By Emily West, Correspondent
This past Saturday morning, the Youth Advisory Commission (YAC) of the City of Belton held its ninth annual “One Community, One Day” Event, sending approximately 200 volunteers to 23 homes in and around the town. Volunteers from the Belton Police Department, First Baptist Belton, City Staffing, and other local groups contributed to their community by helping the less fortunate with yard work and landscaping during their hours of public service this weekend.
“I came out here because I enjoy it,” commented Roger Peacock, a Belton retiree and police department affiliate, as he moved felled limbs from the backyard of a home where a BPD team was volunteering. “I’ve done it three years so far,” he continued. “It’s a fun thing to do with all the camaraderie. You’re doing something for the community and it isn’t costing you anything, so you might as well just go do it.” The volunteers trimmed trees, pulled weeds, mowed lawns, raked leaves, and collected litter all morning, and each one of them was beaming with Belton pride as he worked.
Brenda Ingram, an avid educator of special needs children whose home benefitted from the efforts of the “One Community, One Day” volunteers expressed overwhelming gratitude for the extra help. “I have about three quarters of an acre, and it goes all the way back there,” she explained, pointing behind her house. “They’ve come out here for the past three years to help me out, because I’m a single parent, and the cost of living only goes up these days. It’s so wonderful to have their help so that I don’t have to take time out of my busy work-week.”
“It was our church (First Baptist Belton) that notified us of the opportunity to come out here and serve,” stated Amy McLaughlin, as she and her two-year-old daughter, Ellie, worked together to clear up trimmed branches from the grass. “We have a life group based in the church, and we do a volunteer project every quarter, so we decided to come out here and do this one.”

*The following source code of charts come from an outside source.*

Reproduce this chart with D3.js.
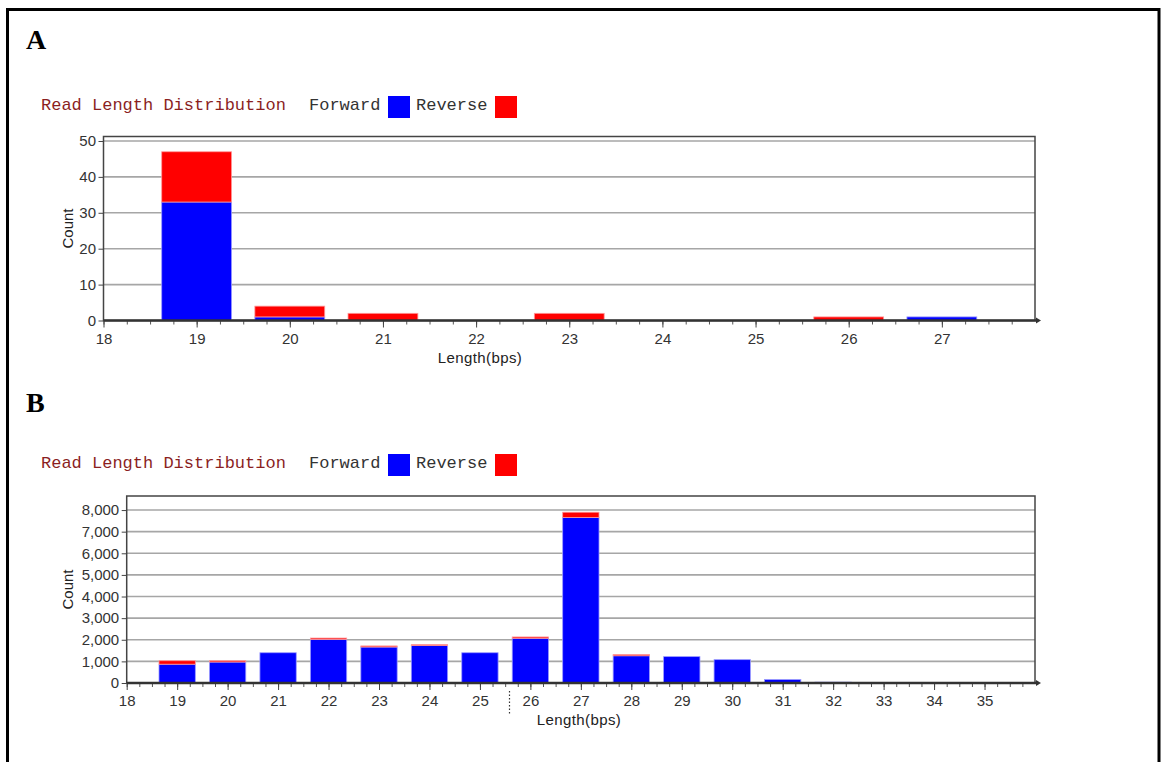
<!DOCTYPE html>
<html>
<head>
<meta charset="utf-8">
<script src="https://cdn.jsdelivr.net/npm/d3@7"></script>
<style>
  body { margin: 0; background: #fff; }
  svg { display: block; }
  .tick text { font-family: "Liberation Sans", Arial, sans-serif; font-size: 15px; fill: #333; }
</style>
</head>
<body>
<div id="figure"></div>
<script>
// read length distribution, panel A
var lengthsA = [19, 20, 21, 22, 23, 24, 25, 26, 27];
var forwardA = [33, 1, 0, 0, 0, 0, 0, 0, 1];
var reverseA = [14, 3, 2, 0, 2, 0, 0, 1, 0];

// panel B
var lengthsB = [19, 20, 21, 22, 23, 24, 25, 26, 27, 28, 29, 30, 31, 32, 33, 34, 35];
var forwardB = [870, 970, 1400, 2020, 1665, 1730, 1400, 2070, 7660, 1260, 1220, 1080, 160, 40, 0, 0, 0];
var reverseB = [160, 60, 0, 60, 50, 45, 0, 60, 240, 55, 0, 0, 0, 0, 0, 0, 0];

var seriesNames = ["Forward", "Reverse"];
var seriesColors = ["#0000ff", "#ff0000"];
var chartTitle = "Read Length Distribution";
var xTitle = "Length(bps)";
var yTitle = "Count";
var panelLetters = ["A", "B"];

var width = 1162, height = 762;

var svg = d3.select("#figure").append("svg")
    .attr("width", width)
    .attr("height", height);

// outer frame (no bottom edge in the picture, it runs off the page)
svg.append("rect")
    .attr("x", 7.5).attr("y", 9.5)
    .attr("width", 1151.5).attr("height", 800)
    .attr("fill", "none")
    .attr("stroke", "#000")
    .attr("stroke-width", 3);

function drawPanel(p) {
    var x = d3.scaleLinear().domain([18, p.xMax]).range([p.left, p.right]);
    var y = d3.scaleLinear().domain([0, p.yMax]).range([p.bottom, p.top]);

    // panel letter
    svg.append("text")
        .attr("x", 26).attr("y", p.letterY)
        .attr("font-family", "Liberation Serif, Times New Roman, serif")
        .attr("font-weight", "bold")
        .attr("font-size", 28)
        .text(p.letter);

    // title + legend line
    var mono = "Liberation Mono, Courier New, monospace";
    svg.append("text")
        .attr("x", 41).attr("y", p.legendY)
        .attr("font-family", mono).attr("font-size", 17)
        .attr("fill", "#8b1f1f")
        .text(chartTitle);
    var legX = [309, 416];
    seriesNames.forEach(function (name, i) {
        svg.append("text")
            .attr("x", legX[i]).attr("y", p.legendY)
            .attr("font-family", mono).attr("font-size", 17)
            .attr("fill", "#333")
            .text(name);
        svg.append("rect")
            .attr("x", legX[i] + 79).attr("y", p.legendY - 14)
            .attr("width", 22).attr("height", 22)
            .attr("fill", seriesColors[i]);
    });

    // gridlines
    var yTicks = d3.range(0, p.yMax, p.yStep);
    svg.append("g").selectAll("line")
        .data(yTicks.slice(1))
        .enter().append("line")
        .attr("x1", p.left).attr("x2", p.right)
        .attr("y1", function (d) { return y(d); })
        .attr("y2", function (d) { return y(d); })
        .attr("stroke", "#a6a6a6")
        .attr("stroke-width", 1.6);

    // plot frame
    svg.append("rect")
        .attr("x", p.left).attr("y", p.top)
        .attr("width", p.right - p.left).attr("height", p.bottom - p.top)
        .attr("fill", "none")
        .attr("stroke", "#444")
        .attr("stroke-width", 1.5);

    // stacked bars
    var rows = p.lengths.map(function (len, i) {
        return { len: len, Forward: p.forward[i], Reverse: p.reverse[i] };
    });
    var stacked = d3.stack().keys(seriesNames)(rows);
    var bw = x(18 + p.barWidth) - x(18);

    svg.append("g").selectAll("g")
        .data(stacked)
        .enter().append("g")
        .attr("fill", function (d, i) { return seriesColors[i]; })
        .attr("stroke", function (d, i) { return i === 0 ? "#9a9aff" : "#ff9a9a"; })
        .attr("stroke-width", 0.8)
        .selectAll("rect")
        .data(function (d) { return d.filter(function (s) { return s[1] > s[0]; }); })
        .enter().append("rect")
        .attr("x", function (d) { return x(d.data.len) - bw / 2; })
        .attr("width", bw)
        .attr("y", function (d) { return y(d[1]); })
        .attr("height", function (d) { return y(d[0]) - y(d[1]); });

    // y axis
    var yAxis = svg.append("g")
        .attr("transform", "translate(" + p.left + ",0)")
        .call(d3.axisLeft(y)
            .tickValues(yTicks)
            .tickSize(5)
            .tickPadding(2.5)
            .tickFormat(d3.format(",")));
    yAxis.select(".domain").remove();
    yAxis.selectAll(".tick line").attr("stroke", "#444");

    // x axis: minor quarter ticks, then majors
    var minor = svg.append("g")
        .attr("transform", "translate(0," + p.bottom + ")")
        .call(d3.axisBottom(x)
            .tickValues(d3.range(18, p.xMax, 0.25))
            .tickSize(4)
            .tickFormat(""));
    minor.select(".domain").remove();
    minor.selectAll(".tick line").attr("stroke", "#555");

    var xAxis = svg.append("g")
        .attr("transform", "translate(0," + p.bottom + ")")
        .call(d3.axisBottom(x)
            .tickValues(d3.range(18, p.xMax))
            .tickSize(7)
            .tickPadding(5.5)
            .tickFormat(d3.format("d")));
    xAxis.select(".domain").remove();
    xAxis.selectAll(".tick line").attr("stroke", "#444");

    // heavy baseline with small arrow
    svg.append("line")
        .attr("x1", p.left).attr("x2", p.right + 2)
        .attr("y1", p.bottom).attr("y2", p.bottom)
        .attr("stroke", "#333")
        .attr("stroke-width", 2.6);
    svg.append("path")
        .attr("d", "M" + (p.right + 1) + "," + (p.bottom - 3) + "L" + (p.right + 6) + "," + p.bottom + "L" + (p.right + 1) + "," + (p.bottom + 3) + "Z")
        .attr("fill", "#333");

    // axis titles
    svg.append("text")
        .attr("x", p.xTitleX).attr("y", p.bottom + 42)
        .attr("text-anchor", "middle")
        .attr("font-family", "Liberation Sans, Arial, sans-serif")
        .attr("font-size", 15)
        .attr("letter-spacing", 0.4)
        .attr("fill", "#222")
        .text(xTitle);
    svg.append("text")
        .attr("transform", "translate(73," + ((p.top + p.bottom) / 2) + ") rotate(-90)")
        .attr("text-anchor", "middle")
        .attr("font-family", "Liberation Sans, Arial, sans-serif")
        .attr("font-size", 15)
        .attr("fill", "#222")
        .text(yTitle);

    return x;
}

drawPanel({
    letter: panelLetters[0], letterY: 49, legendY: 110,
    left: 103.5, right: 1035, top: 136.5, bottom: 320.5,
    xMax: 28, yMax: 51.25, yStep: 10, barWidth: 0.75, xTitleX: 480,
    lengths: lengthsA, forward: forwardA, reverse: reverseA
});

drawPanel({
    letter: panelLetters[1], letterY: 412, legendY: 468,
    left: 126.7, right: 1035, top: 496, bottom: 683,
    xMax: 36, yMax: 8650, yStep: 1000, barWidth: 0.72, xTitleX: 579,
    lengths: lengthsB, forward: forwardB, reverse: reverseB
});

// stray dotted mark under panel B's axis
svg.append("line")
    .attr("x1", 509.5).attr("x2", 509.5)
    .attr("y1", 691).attr("y2", 715)
    .attr("stroke", "#333")
    .attr("stroke-width", 1.2)
    .attr("stroke-dasharray", "1.5,2");
</script>
</body>
</html>
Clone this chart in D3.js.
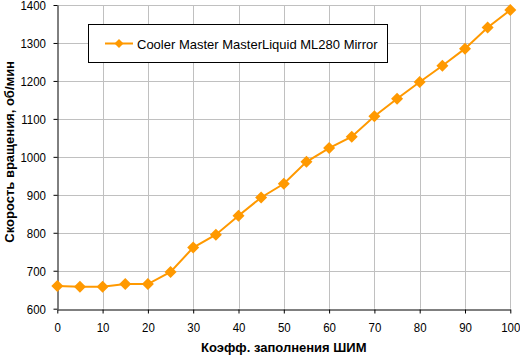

“The Youth Advisory Committee,” explained Matt Bates, Belton’s Director of Parks and Recreation, “is basically city council on a junior level… They do a whole host of things, but this (One Community, One Day) is their main project each year. They send out applications and basically just ask anyone who lives in Belton, ‘Do you need help, and what can we help you with?’” The YAC was established here in Belton by Mayor Marion Grayson, and its 42 active members function almost completely autonomously. Their only aid from the city is a liaison from city council: Matt Bates, Director of Parks and Recreation. Christina Gaw, the current chairwoman of the Committee and senior at Belton High School, expressed her excitement for the way that the YAC has prepared her for her upcoming transition to university studies. She plans to be involved in many campus groups and to take on even greater responsibility than she has already done here in Belton’s community.